His reviews are still well-written and entertaining and informative, but when he likes every movie, (he's got
six reviews up this week; four are 4-star and the other two are 3.5 star.) his opinion becomes a lot less valuable to me. True, he's only reviewing movies he wants to, and he's posting a lot of reviews of films he saw when he was too sick to write about them, and only bothering to write reviews of ones he saw and enjoyed, but must he like everything? Didn't he see any movies when he was sick that he thought sucked badly enough that he wanted to go back and vivisect them now that he's got the strength to wield his scalpel?

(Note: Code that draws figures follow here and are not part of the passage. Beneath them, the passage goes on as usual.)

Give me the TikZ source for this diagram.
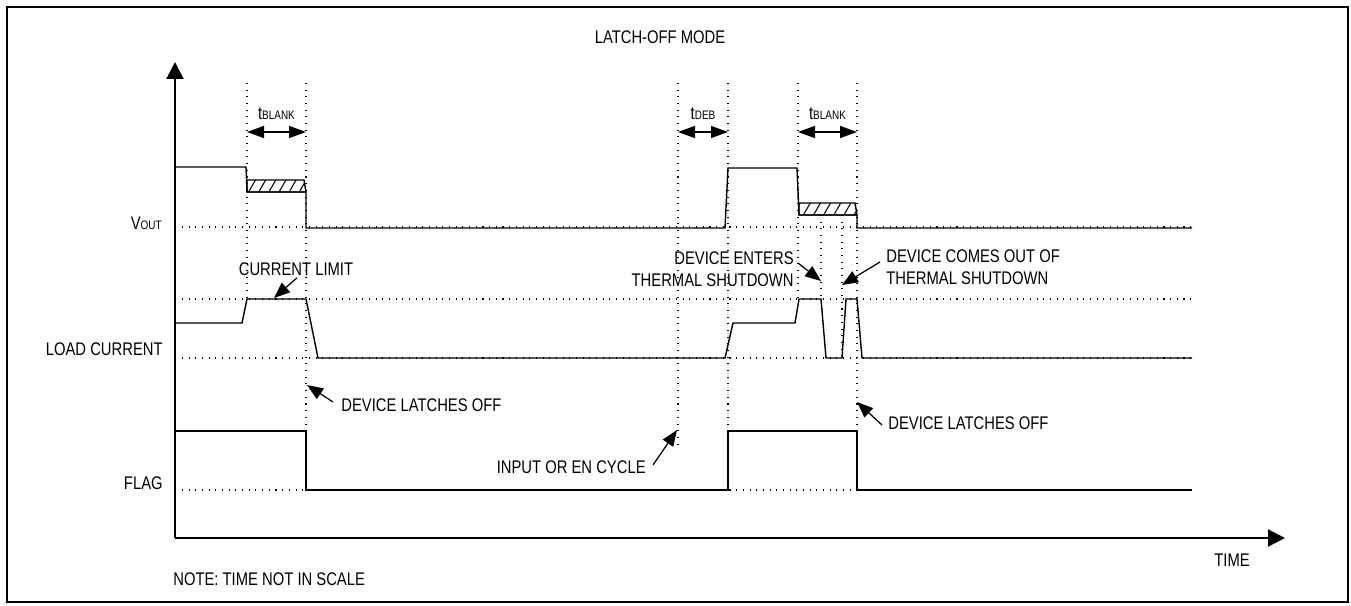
\documentclass[tikz,border=0pt]{standalone}
\usepackage{fontspec}
\setmainfont{Liberation Sans}[FakeStretch=0.81]
\usetikzlibrary{arrows.meta,patterns.meta}

\tikzset{TDsig/.style={line width=0.8pt,line join=miter},
         TDref/.style={line width=0.6pt,dash pattern=on 0.6pt off 3.2pt},
         TDaxis/.style={line width=1.2pt,-{Triangle[length=0.34cm,width=0.34cm]}},
         TDdim/.style={line width=0.8pt,{Triangle[length=0.34cm,width=0.24cm]}-{Triangle[length=0.34cm,width=0.24cm]}},
         TDann/.style={line width=0.7pt,-{Triangle[length=0.32cm,width=0.25cm]}},
         TDhatch/.style={pattern={Lines[angle=60,distance=5pt,line width=0.6pt]}},
         TDlab/.style={font=\fontsize{10.4}{12.5}\selectfont,inner sep=0pt}}
\newcommand{\TDsub}[1]{{\fontsize{7}{7}\selectfont #1}}

\begin{document}
\begin{tikzpicture}[x=0.02cm,y=-0.02cm]
  \useasboundingbox (0,0) rectangle (1351,605);
  \draw[line width=1.1pt] (7,7) rectangle (1348,602);
  % titles and row names
  \node[TDlab] (title) at (660,37) {LATCH-OFF MODE};
  \node[TDlab,anchor=west] (note) at (173,579) {NOTE: TIME NOT IN SCALE};
  \node[TDlab] (time) at (1232,560) {TIME};
  \node[TDlab,anchor=east] (vout) at (162,223) {V\TDsub{OUT}};
  \node[TDlab,anchor=east] (load) at (163,349) {LOAD CURRENT};
  \node[TDlab,anchor=east] (flag) at (163,483) {FLAG};
  % axes
  \coordinate (o) at (175,538); \coordinate (ytop) at (175,62); \coordinate (xend) at (1285,538);
  \draw[TDaxis] (o) -- (ytop); \draw[TDaxis] (o) -- (xend);
  % dotted guides
  \foreach \y in {227,299,358,490} \draw[TDref] (182,\y) -- (1192,\y);
  \foreach \x/\a/\b in {247/83/299,306/83/431,678/83/450,728/83/431,798/83/299,821/215/299,842/215/358,857/83/431}
     \draw[TDref] (\x,\a) -- (\x,\b);
  % blanking and debounce times
  \foreach \a/\b/\n/\t in {247/306/tba/BLANK,678/728/tdeb/DEB,798/857/tbb/BLANK}
     {\coordinate (\n-l) at (\a,132); \coordinate (\n-r) at (\b,132);
      \draw[TDdim] (\n-l) -- (\n-r);
      \node[TDlab] (\n) at ({(\a+\b)/2},114) {t\TDsub{\t}};}
  % VOUT
  \draw[TDsig,TDhatch] (247,180) -- (304,180) -- (306,192) -- (247,192) -- cycle;
  \draw[TDsig,TDhatch] (799,203) -- (855,203) -- (857,215) -- (799,215) -- cycle;
  \draw[TDsig] (175,167) -- (246,167) -- (247,192) -- (306,192) -- (306,228) -- (725,228) -- (728,168)
     -- (797,168) -- (799,215) -- (857,215) -- (857,228) -- (1192,228);
  % load current
  \draw[TDsig] (175,323) -- (242,323) -- (247,299) -- (306,299) -- (318,358) -- (725,358) -- (733,323)
     -- (795,323) -- (799,299) -- (821,299) -- (826,358) -- (842,358) -- (846,299) -- (857,299)
     -- (862,358) -- (1192,358);
  % flag
  \draw[TDsig] (175,431) -- (306,431) -- (306,490) -- (728,490) -- (728,431) -- (857,431) -- (857,490) -- (1192,490);
  % notes
  \node[TDlab] (climit) at (296,269) {CURRENT LIMIT};
  \node[TDlab,anchor=west] (dloa) at (341,405) {DEVICE LATCHES OFF};
  \node[TDlab,anchor=west] (dlob) at (888,423) {DEVICE LATCHES OFF};
  \node[TDlab,anchor=east] (incyc) at (646,467) {INPUT OR EN CYCLE};
  \node[TDlab,anchor=east,align=right] (dent) at (794,269) {DEVICE ENTERS\\THERMAL SHUTDOWN};
  \node[TDlab,anchor=west,align=left] (dout) at (886,267) {DEVICE COMES OUT OF\\THERMAL SHUTDOWN};
  \coordinate (climit-t) at (274,298); \coordinate (dloa-t) at (307,385);
  \coordinate (dlob-t) at (857,402);   \coordinate (incyc-t) at (677,430);
  \coordinate (dent-t) at (821,281);   \coordinate (dout-t) at (842,285);
  \draw[TDann] (climit.south) ++(1,2) -- (climit-t);
  \draw[TDann] (dloa.west) ++(-8,-3) -- (dloa-t);
  \draw[TDann] (dlob.west) ++(-6,2) -- (dlob-t);
  \draw[TDann] (incyc.east) ++(7,-2) -- (incyc-t);
  \draw[TDann] (dent.east) ++(4,-6) -- (dent-t);
  \draw[TDann] (dout.west) ++(-6,-5) -- (dout-t);
\end{tikzpicture}
\end{document}
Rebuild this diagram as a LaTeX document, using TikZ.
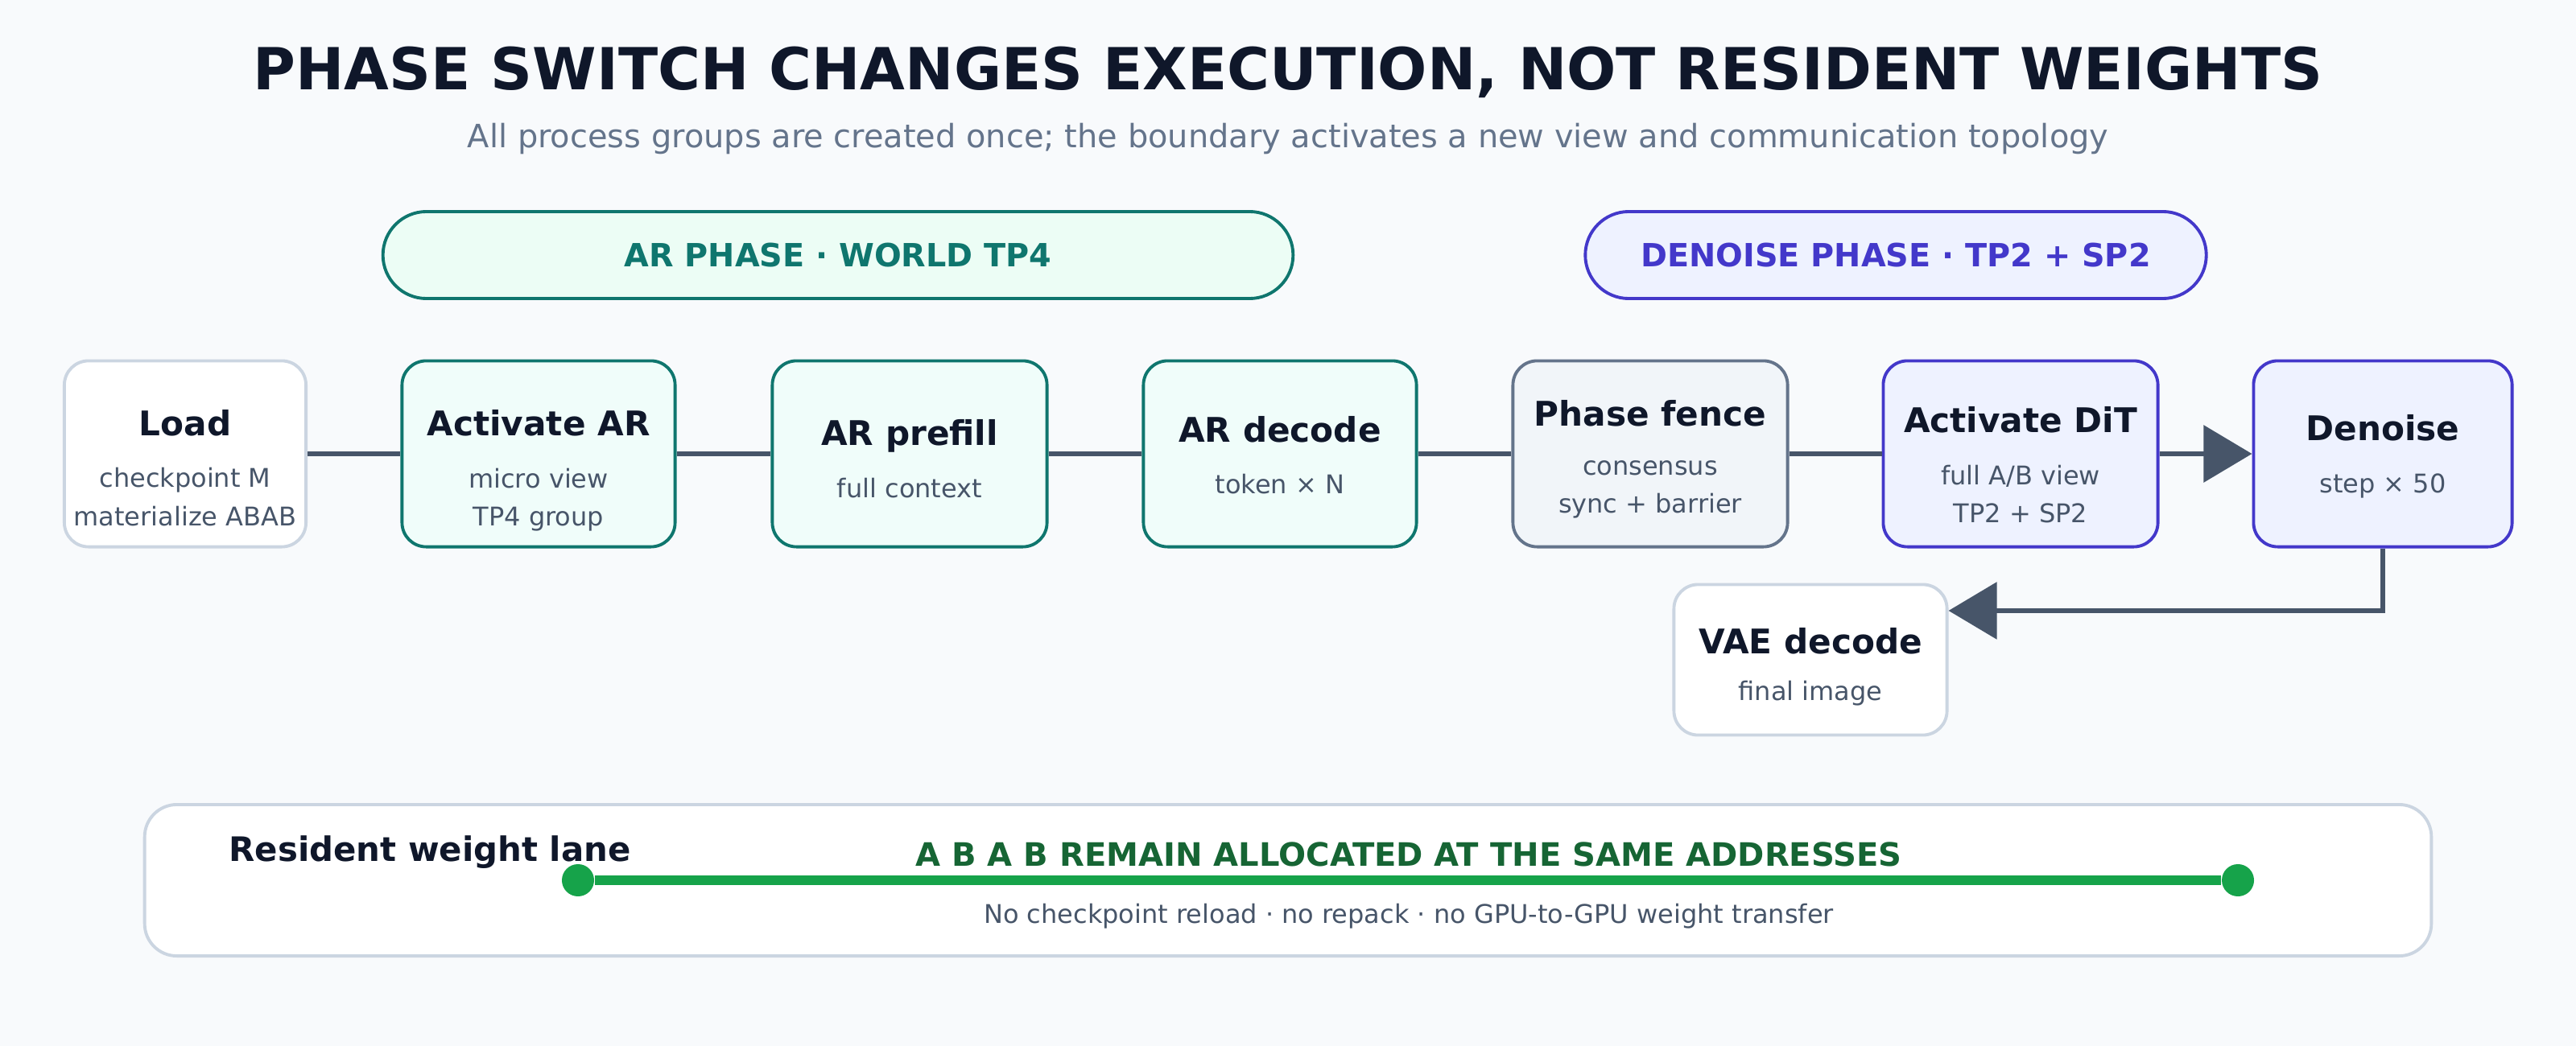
\documentclass[tikz,border=0pt]{standalone}
\usepackage{fontspec}
\setmainfont{DejaVu Sans}
\usetikzlibrary{arrows.meta}

\definecolor{bg}{HTML}{F8FAFC}
\definecolor{ink}{HTML}{0F172A}
\definecolor{muted}{HTML}{475569}
\definecolor{subtle}{HTML}{64748B}
\definecolor{edge}{HTML}{CBD5E1}
\definecolor{arline}{HTML}{0F766E}
\definecolor{arfill}{HTML}{F0FDFA}
\definecolor{arpillfill}{HTML}{ECFDF5}
\definecolor{ditline}{HTML}{4338CA}
\definecolor{ditfill}{HTML}{EEF2FF}
\definecolor{fencefill}{HTML}{F1F5F9}
\definecolor{lanegreen}{HTML}{16A34A}
\definecolor{keepgreen}{HTML}{166534}

% stage title; the optional value lowers the text block a little
\newcommand\ttl[2][0pt]{{\fontsize{12}{14}\selectfont\bfseries\color{ink}\rule{0pt}{\dimexpr 9pt+#1\relax}#2}}

\begin{document}
\begin{tikzpicture}[x=0.01cm,y=-0.01cm,
  stage/.style={draw,rounded corners=0.3cm,line width=1.1pt,minimum height=2.31cm,
    align=center,text=muted,font=\fontsize{9.1}{13.4}\selectfont,inner sep=0pt},
  plain/.style={stage,fill=white,draw=edge},
  arstage/.style={stage,fill=arfill,draw=arline},
  ditstage/.style={stage,fill=ditfill,draw=ditline},
  pill/.style={rounded corners=0.54cm,line width=1.1pt,minimum height=1.08cm,
    font=\fontsize{11.3}{13}\selectfont\bfseries},
  flow/.style={draw=muted,line width=1.7pt},
  tip/.style={flow,-{Triangle[length=0.6cm,width=0.7cm]}},
  dot/.style={circle,fill=lanegreen,minimum size=0.4cm,inner sep=0pt}]
\fill[bg] (0,0) rectangle (3200,1300);

% heading
\node[text=ink,font=\fontsize{20.5}{24}\selectfont\bfseries] (title) at (1600,90)
  {PHASE SWITCH CHANGES EXECUTION, NOT RESIDENT WEIGHTS};
\node[text=subtle,font=\fontsize{11.35}{13}\selectfont] (subtitle) at (1600,172)
  {All process groups are created once; the boundary activates a new view and communication topology};

% phase bands
\node[pill,fill=arpillfill,draw=arline,text=arline,minimum width=11.3cm] (arpill) at (1041,317)
  {AR PHASE · WORLD TP4};
\node[pill,fill=ditfill,draw=ditline,text=ditline,minimum width=7.71cm] (denpill) at (2355,317)
  {DENOISE PHASE · TP2 + SP2};

% stages
\node[plain,minimum width=3.0cm] (load) at (230,564) {\ttl[10pt]{Load}\\[5pt]checkpoint M\\materialize ABAB};
\node[arstage,minimum width=3.39cm] (actar) at (669,564) {\ttl[12pt]{Activate AR}\\[5pt]micro view\\TP4 group};
\node[arstage,minimum width=3.41cm] (prefill) at (1130,564) {\ttl[3.5pt]{AR prefill}\\[5pt]full context};
\node[arstage,minimum width=3.39cm] (decode) at (1590,564) {\ttl[1pt]{AR decode}\\[5pt]token × N};
\node[stage,fill=fencefill,draw=subtle,minimum width=3.41cm] (fence) at (2050,564)
  {\ttl[4pt]{Phase fence}\\[4pt]consensus\\sync + barrier};
\node[ditstage,minimum width=3.41cm] (actdit) at (2510,564) {\ttl[8pt]{Activate DiT}\\[5pt]full A/B view\\TP2 + SP2};
\node[ditstage,minimum width=3.21cm] (denoise) at (2960,564) {\ttl[2pt]{Denoise}\\[5pt]step × 50};
\node[plain,minimum width=3.39cm,minimum height=1.87cm] (vae) at (2249,820) {\ttl[5pt]{VAE decode}\\[3pt]final image};

\draw[flow] (load) -- (actar);
\draw[flow] (actar) -- (prefill);
\draw[flow] (prefill) -- (decode);
\draw[flow] (decode) -- (fence);
\draw[flow] (fence) -- (actdit);
\draw[tip] (actdit) -- (denoise);
\draw[tip] (denoise.south) |- ([yshift=0.61cm]vae.east);

% resident weights
\node[draw=edge,fill=white,line width=1.1pt,rounded corners=0.4cm,minimum width=28.39cm,
  minimum height=1.88cm] (lane) at (1600,1094) {};
\node[anchor=west,text=ink,font=\fontsize{11.9}{14}\selectfont\bfseries,inner sep=0pt] (lanetitle) at (284,1059)
  {Resident weight lane};
\node[text=keepgreen,font=\fontsize{11.4}{13}\selectfont\bfseries] (keep) at (1750,1062)
  {A B A B REMAIN ALLOCATED AT THE SAME ADDRESSES};
\node[dot] (wa) at (718,1094) {};
\node[dot] (wb) at (2780,1094) {};
\draw[lanegreen,line width=3.4pt] (wa) -- (wb);
\node[text=muted,font=\fontsize{9.1}{11}\selectfont] (note) at (1750,1139)
  {No checkpoint reload · no repack · no GPU-to-GPU weight transfer};
\end{tikzpicture}
\end{document}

It's the man's prerogative to want to write about movies he loves, but as someone who much prefers reading 0-star reviews to 4-star reviews, especially when they're of movies I'll never see anyway, I must respectfully register my disappointment with and disagreement towards Ebert's altered career path. I must also point out that Ebert's approval of a film has now become essentially irrelevant. Since he likes everything, on one level or another, I can't take his opinion seriously. It's like judging tennis ball quality by timing the speed with which a golden retriever runs them down.
Case in point:
Sweeney Todd. I've not seen it, and I'm very unlikely to do so. Malaya did see it, while I was in San Diego, after a friend talked her into it. She didn't think she'd like it; she
was not enraptured by any of the previous Tim Burton/Johnny Depp musicals, and while she enjoys horror movies and Johnny Depp, she didn't want to see this one with the singing. She went anyway, and said she only kept from walking out on several occasions by exercising the utmost self control.
Unsurprisingly,
Sweeney Todd's
getting rave reviews. Critics always like movies that do things differently and originally, even if they're not actually any fun to watch. You'd feel that way too if you saw 120 mediocre formulaic crapfests a year. That's not very useful to us in the general public though, since we don't see 100+ mainstream Hollywood films, and therefore are not primed to enjoy anything that provides some novelty value.
On the other hand, Malaya absolutely loved Alien vs. Predator 2, which she also saw with a mutual friend while I was in San Diego. Awesome action, great battle scenes and a huge body count. What the first AvP movie should have been if it hadn't been written like it was some sort of very stupid videogame adaptation. She liked it enough that she says she wants to see it again, so we just might do that. Plus, AvP2 is not a movie the IG would be interested in, so there's no conflict there. We don't have any pending movie plans, with her out of town for another week+, but we both want to see Juno at the very least, so that should happen sometime early next year. Hopefully by then we'll have come up with a proper nickname for her! I could use a new one too, for that matter. I've been sick of "Flux" for years, but haven't cared enough to think up something new, or to simply transition to something eponymous. It seems a bit absurd to inaugurate a new online alias past the age of 30 anyway. Although, since this June I will be 29, again, I don't see why that should apply to me?